== MATERIAL PROVIDED ==

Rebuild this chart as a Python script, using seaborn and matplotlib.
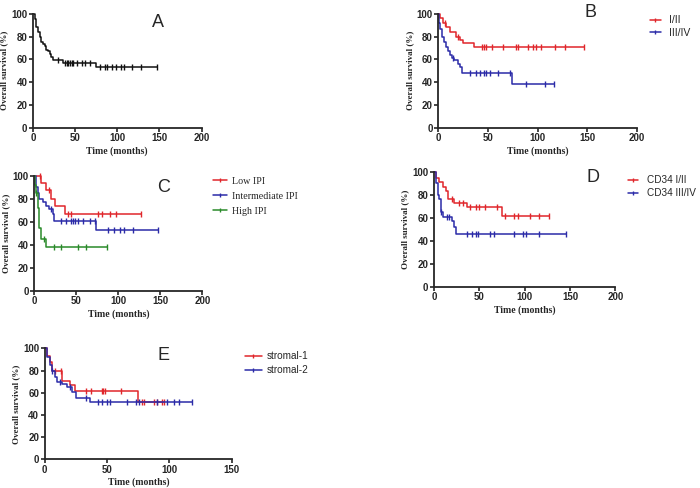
import numpy as np
import pandas as pd
import seaborn as sns
import matplotlib.pyplot as plt
from matplotlib.lines import Line2D

# Kaplan-Meier curves: step times, survival (%) after each step, last follow-up, censor times
# Panel A
a_t = [0, 2, 4, 6, 8, 10, 12, 14, 16, 18, 20, 22, 24, 36, 75]
a_s = [100, 95, 88, 84, 80, 75, 73, 72, 68, 67, 65, 62, 59, 57, 53]
a_end = 147
a_cens = [30, 38, 40, 42, 44, 46, 48, 52, 58, 62, 68, 80, 86, 88, 94, 98, 104, 108, 118, 128]

# Panel B
b1_t = [0, 2, 5, 8, 12, 18, 22, 25, 36]
b1_s = [100, 96, 92, 88, 84, 80, 77, 74, 71]
b1_end = 147
b1_cens = [7, 20, 44, 46, 48, 54, 65, 78, 80, 90, 95, 98, 103, 118, 128]
b2_t = [0, 1, 2, 4, 6, 8, 10, 12, 14, 16, 20, 22, 24, 74]
b2_s = [100, 92, 87, 80, 75, 71, 67, 64, 61, 59, 56, 53, 48, 38]
b2_end = 117
b2_cens = [15, 32, 38, 42, 46, 48, 52, 60, 72, 88, 107]

# Panel C
c1_t = [0, 8, 14, 20, 25, 36]
c1_s = [100, 94, 88, 80, 74, 67]
c1_end = 127
c1_cens = [7, 17, 40, 44, 76, 80, 90, 97]
c2_t = [0, 2, 4, 6, 10, 14, 18, 22, 24, 74]
c2_s = [100, 90, 85, 80, 77, 74, 71, 67, 61, 53]
c2_end = 147
c2_cens = [20, 32, 38, 44, 46, 48, 52, 58, 66, 72, 88, 95, 102, 107, 118]
c3_t = [0, 1, 2, 4, 5, 6, 8, 14]
c3_s = [100, 92, 85, 72, 63, 55, 45, 38]
c3_end = 87
c3_cens = [2, 11, 24, 32, 52, 62]

# Panel D
d1_t = [0, 2, 5, 10, 13, 15, 22, 36, 75]
d1_s = [100, 95, 91, 87, 83, 76, 73, 69, 62]
d1_end = 127
d1_cens = [20, 28, 32, 40, 46, 50, 56, 70, 78, 88, 93, 106, 116]
d2_t = [0, 2, 4, 6, 8, 10, 20, 22, 24]
d2_s = [100, 90, 80, 76, 65, 61, 57, 52, 46]
d2_end = 146
d2_cens = [8, 14, 17, 36, 42, 46, 48, 62, 66, 88, 98, 102, 116]

# Panel E
e1_t = [0, 2, 4, 6, 14, 20, 24, 75]
e1_s = [100, 93, 88, 80, 71, 67, 62, 52]
e1_end = 96
e1_cens = [8, 13, 33, 37, 46, 47, 48, 61, 78, 80, 88, 90, 94]
e2_t = [0, 2, 4, 6, 8, 10, 14, 18, 22, 25, 36]
e2_s = [100, 92, 85, 80, 74, 70, 68, 65, 61, 55, 52]
e2_end = 118
e2_cens = [6, 12, 20, 33, 43, 46, 50, 52, 66, 73, 76, 90, 98, 104, 108]

RED = "#e0262b"
BLUE = "#2b2ba8"
GREEN = "#2a8a2a"
BLACK = "#111111"

sns.set_style("ticks")
plt.rcParams["font.family"] = ["Liberation Sans", "DejaVu Sans"]

fig = plt.figure(figsize=(7, 4.88), dpi=100)


def km(ax, t, s, end, cens, color):
    tt = list(t) + [end]
    ss = list(s) + [s[-1]]
    df = pd.DataFrame({"time": tt, "surv": ss})
    sns.lineplot(data=df, x="time", y="surv", ax=ax, drawstyle="steps-post",
                 color=color, lw=1.1, clip_on=False)
    cx = list(cens) + [end]
    idx = np.searchsorted(np.array(t), np.array(cx), side="right") - 1
    cy = np.array(s)[idx]
    ax.plot(cx, cy, ls="none", marker="|", ms=4, mew=1.0, color=color, clip_on=False)


def style(ax, xmax, ylabel_size=6.5):
    ax.set_xlim(0, xmax)
    ax.set_ylim(0, 100)
    ax.set_xticks(np.arange(0, xmax + 1, 50))
    ax.set_yticks([0, 20, 40, 60, 80, 100])
    sns.despine(ax=ax)
    for sp in ["left", "bottom"]:
        ax.spines[sp].set_linewidth(1.3)
    ax.tick_params(length=3, width=1.2, labelsize=7, pad=1)
    for lab in ax.get_xticklabels() + ax.get_yticklabels():
        lab.set_fontweight("bold")
    ax.set_xlabel("Time (months)", family="Liberation Serif", weight="bold",
                  fontsize=7, labelpad=2)
    ax.set_ylabel("Overall survival (%)", family="Liberation Serif", weight="bold",
                  fontsize=ylabel_size, labelpad=2)


def legend(ax, labels, colors, anchor, serif=False, size=7, spacing=0.4,
           hlen=1.7, hpad=0.5):
    handles = [Line2D([0], [0], color=c, lw=1.1, marker="|", ms=3.5, mew=1.0)
               for c in colors]
    fam = "Liberation Serif" if serif else "Liberation Sans"
    ax.legend(handles, labels, loc="upper left", bbox_to_anchor=anchor, frameon=False,
              handlelength=hlen, handletextpad=hpad, labelspacing=spacing,
              borderpad=0, borderaxespad=0,
              prop={"family": fam, "size": size})


# A
axA = fig.add_axes([0.047, 0.738, 0.241, 0.234])
km(axA, a_t, a_s, a_end, a_cens, BLACK)
style(axA, 200)
axA.text(148, 92, "A", fontsize=13, ha="center", va="center")

# B
axB = fig.add_axes([0.626, 0.738, 0.284, 0.234])
km(axB, b1_t, b1_s, b1_end, b1_cens, RED)
km(axB, b2_t, b2_s, b2_end, b2_cens, BLUE)
style(axB, 200)
axB.text(153, 101, "B", fontsize=13, ha="center", va="center")
legend(axB, ["I/II", "III/IV"], [RED, BLUE], (1.065, 0.985), size=7.5, spacing=0.25,
       hlen=1.05, hpad=0.8)

# C
axC = fig.add_axes([0.049, 0.404, 0.24, 0.236])
km(axC, c1_t, c1_s, c1_end, c1_cens, RED)
km(axC, c2_t, c2_s, c2_end, c2_cens, BLUE)
km(axC, c3_t, c3_s, c3_end, c3_cens, GREEN)
style(axC, 200)
axC.text(154, 90, "C", fontsize=13, ha="center", va="center")
legend(axC, ["Low IPI", "Intermediate IPI", "High IPI"], [RED, BLUE, GREEN],
       (1.065, 0.99), serif=True, size=7.2, spacing=0.6, hlen=1.4, hpad=0.5)

# D
axD = fig.add_axes([0.62, 0.412, 0.259, 0.236])
km(axD, d1_t, d1_s, d1_end, d1_cens, RED)
km(axD, d2_t, d2_s, d2_end, d2_cens, BLUE)
style(axD, 200)
axD.text(175, 95, "D", fontsize=13, ha="center", va="center")
legend(axD, ["CD34 I/II", "CD34 III/IV"], [RED, BLUE], (1.072, 0.97), size=7.2,
       spacing=0.3, hlen=0.95, hpad=0.9)

# E
axE = fig.add_axes([0.064, 0.059, 0.267, 0.227])
km(axE, e1_t, e1_s, e1_end, e1_cens, RED)
km(axE, e2_t, e2_s, e2_end, e2_cens, BLUE)
style(axE, 150)
axE.text(95, 94, "E", fontsize=13, ha="center", va="center")
legend(axE, ["stromal-1", "stromal-2"], [RED, BLUE], (1.07, 0.975), size=7.2, spacing=0.4)

fig.savefig("out.png", dpi=100)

===

WHAT THIS TASK INVOLVES: Restate only the lines running from the start of the material above through the line containing "72, 88, 107]", ends included. No pictures.

RESPONSE FOR THIS EXERCISE:
Rebuild this chart as a Python script, using seaborn and matplotlib.
import numpy as np
import pandas as pd
import seaborn as sns
import matplotlib.pyplot as plt
from matplotlib.lines import Line2D

# Kaplan-Meier curves: step times, survival (%) after each step, last follow-up, censor times
# Panel A
a_t = [0, 2, 4, 6, 8, 10, 12, 14, 16, 18, 20, 22, 24, 36, 75]
a_s = [100, 95, 88, 84, 80, 75, 73, 72, 68, 67, 65, 62, 59, 57, 53]
a_end = 147
a_cens = [30, 38, 40, 42, 44, 46, 48, 52, 58, 62, 68, 80, 86, 88, 94, 98, 104, 108, 118, 128]

# Panel B
b1_t = [0, 2, 5, 8, 12, 18, 22, 25, 36]
b1_s = [100, 96, 92, 88, 84, 80, 77, 74, 71]
b1_end = 147
b1_cens = [7, 20, 44, 46, 48, 54, 65, 78, 80, 90, 95, 98, 103, 118, 128]
b2_t = [0, 1, 2, 4, 6, 8, 10, 12, 14, 16, 20, 22, 24, 74]
b2_s = [100, 92, 87, 80, 75, 71, 67, 64, 61, 59, 56, 53, 48, 38]
b2_end = 117
b2_cens = [15, 32, 38, 42, 46, 48, 52, 60, 72, 88, 107]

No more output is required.